Lo sappiamo bene come sia complicata, debole, divisa, frammentata, sfilacciata e contradditoria l’Italia olearia. È sufficiente osservare il caos degli ultimi anni per rendersene conto. Oggi le attenzioni sono però tutte concentrate sull’accordo di filiera Federolio/Unaprol/Coldiretti, che ovviamente è stato l’atto che ha fatto traboccare il vaso, mettendo sottosopra tutti gli equilibri già sostanzialmente precari e instabili, e facendo di conseguenza venire allo scoperto gli animi più irrequieti dei vari protagonisti del comparto, soprattutto a seguito alla rottura avvenuta nei mesi scorsi nell’ambito dell’Interprofessione.
Venuta meno l’unità delle varie anime della filiera, ci si è diretti in ordine sparso verso accordi tra le diverse parti, spiazzando però tutti e creando disagi difficili da gestire, dopo che si sono sparigliate le carte e aver assistito al rovesciamento dell’ordine consueto degli schieramenti.
Un osservatore esterno non capirebbe le dinamiche di simili movimenti compulsivi. Mentre un tempo vi era una divisione tra mondo della produzione e aziende di marca, ora gli scenari futuri sono del tutto imprevedibili. Di certo c’è soltanto che di questo passo a venir meno è l’intero comparto oleario italiano e la sua credibilità.
Con tutta la franchezza che mi contraddistingue, posso ben dire che non sono affatto contento di come si stiano sviluppando le contrapposizioni tra le parti. A leggere le tante note stampa diffuse in questi giorni sembra di stare in un stato di guerriglia paragonabile al conflitto israeliano/palestinese. E non esagero nel metter il dito nella piaga.
Ciò che più di tutto vorrei è l’unità e la coesione, ma sembra un obiettivo oggi più che mai impossibile da raggiungere. Un tempo si ipotizzava la fusione tra Assitol e Federolio, ma con gli animi attuali un simile passo sembra irrealizzabile. Tra i miei desideri improbabili vi è pure l’unità tra le organizzazioni olivicole, perché il puntare ad avere un’unica sigla che raggruppi tutti gli olivicoltori può solo salvarci da un declino che sembra inarrestabile. Lo stesso vale per le organizzazioni dei frantoiani, ma anche in questo caso è pura utopia.

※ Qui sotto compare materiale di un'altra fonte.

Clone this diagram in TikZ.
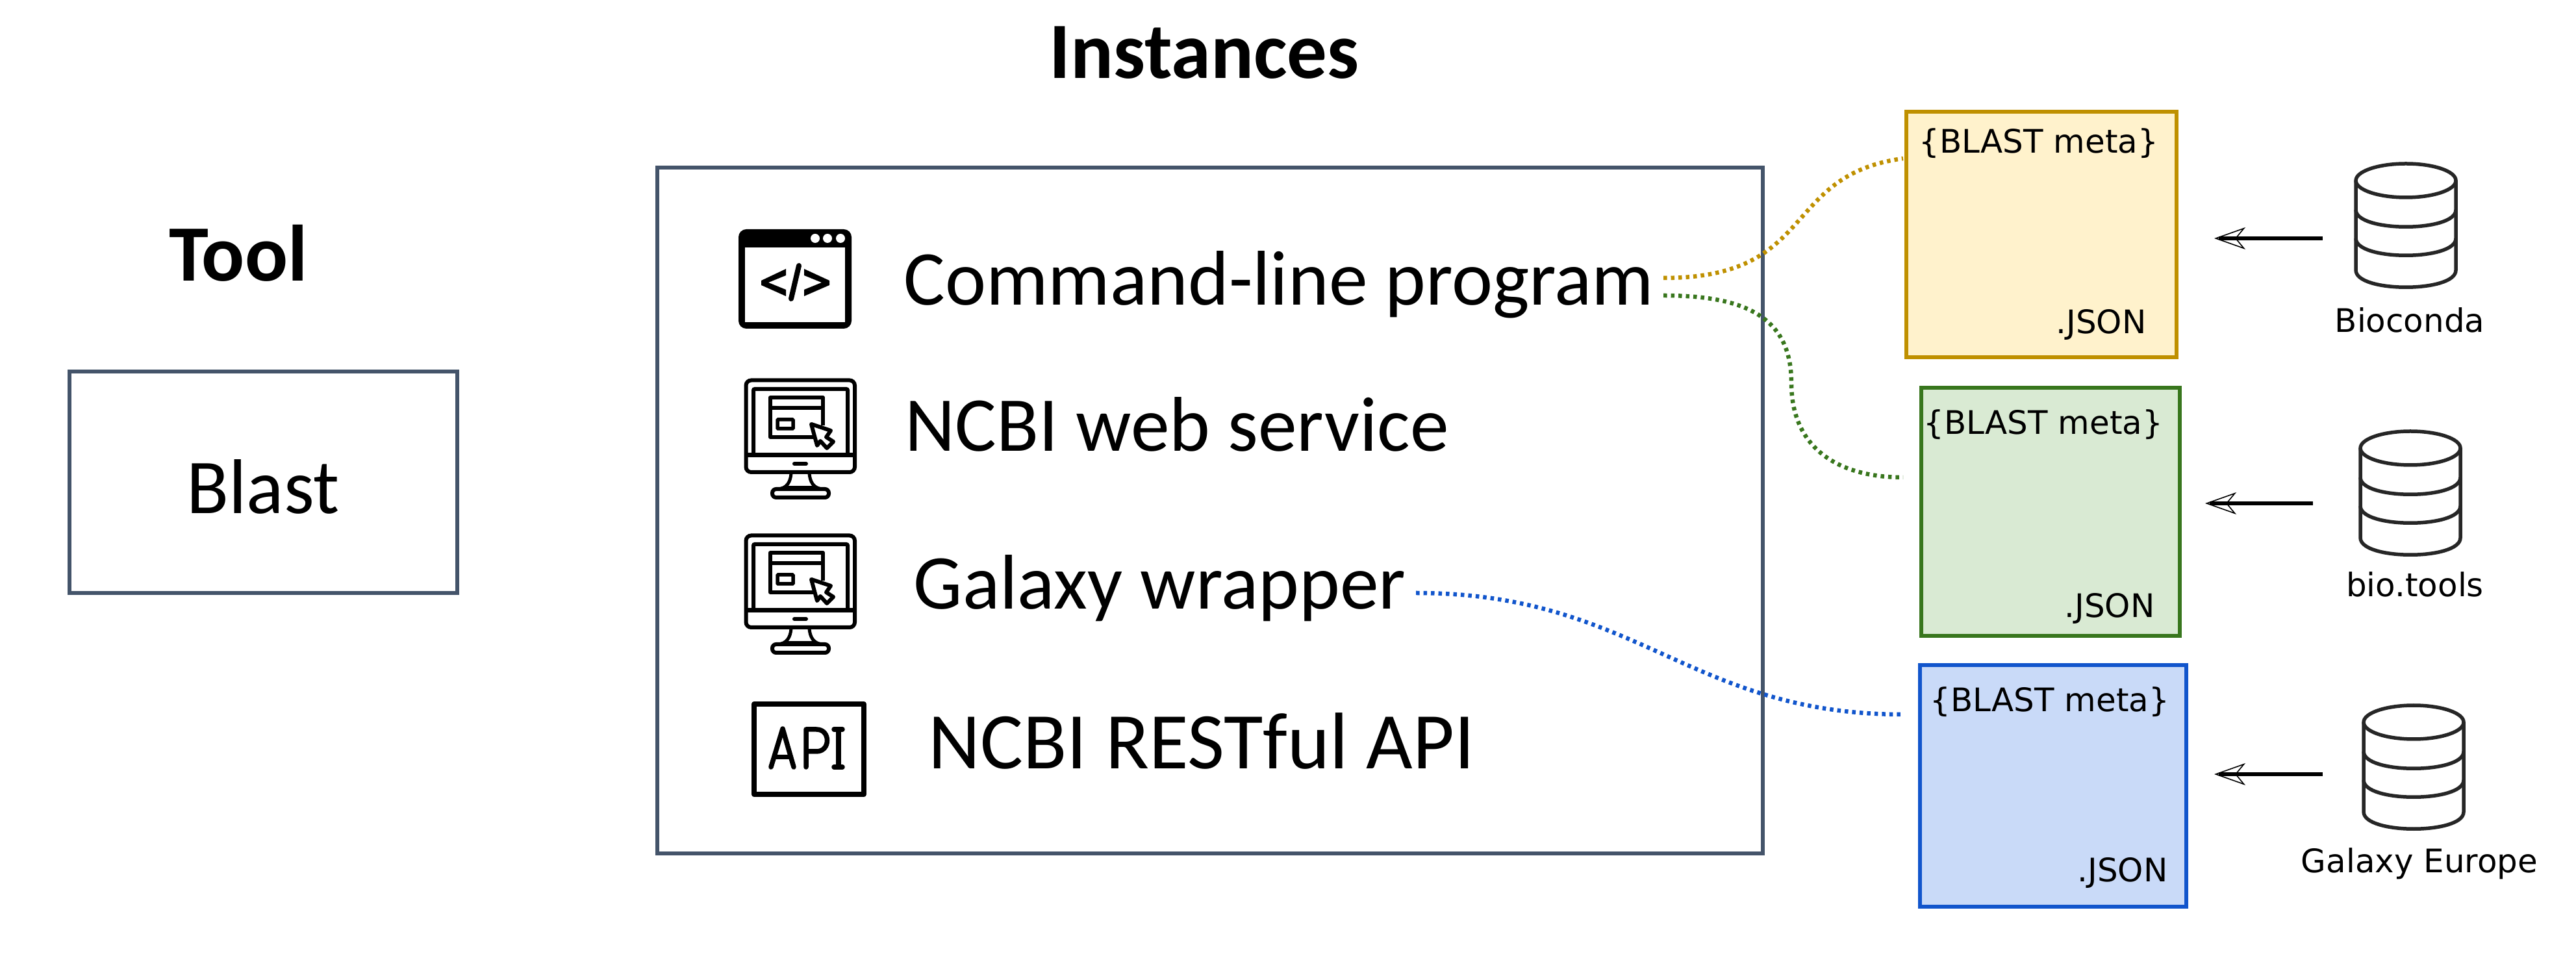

Non sono pessimista per natura, ma non intravedo vie d’uscita dalle sabbie mobili in cui siamo precipitati. Il senso di responsabilità dovrebbe risollevarci e dare seguito a uno scatto d’orgoglio, ma questa ipotesi mi sembra una pura illusione già solo auspicarla.
Che fare, allora?
Io non ho soluzioni facili. Se già solo per ciò che scrivo ottengo calunnie e ingiurie, oltre a vedermi addebitate appartenenze che non si confanno al mio spirito libero, posso ben intuire il destino che ci tocca. Si è diffuso un sentimento populistico che non giova a nessuno. Le contraddizioni che stiamo vivendo sono frutto di azioni irresponsabili di alcuni soggetti che negli ultimi hanno giocato con il fuoco, demonizzando il comparto e soprattutto gettando fango e discredito all’indirizzo delle imprese, con l’aggravante della complicità di alcuni soggetti delle Istituzioni.
Queste divisioni non giovano a nessuno, e tutti lo sanno. Ciò che tuttavia non comprendo, è il motivo per cui non si possa tentare una strada del tutto inedita, affidandosi a una figura diversa da quelle abituali, scegliendo un soggetto non legato alla politica e al mondo sindacale, e nemmeno alle imprese, e che sia appunto pienamente e profondamente super partes, e che tenti di ricreare e rifondare una vera interprofessione, ma questo, so bene, è solo un sogno, come so bene pure che la realtà che ci attende nei prossimi anni è ben più amara di quella che già stiamo vivendo. Anche se a dire il vero facciamo ancora in tempo a riprenderci il nostro futuro, se solo ci fosse la volontà.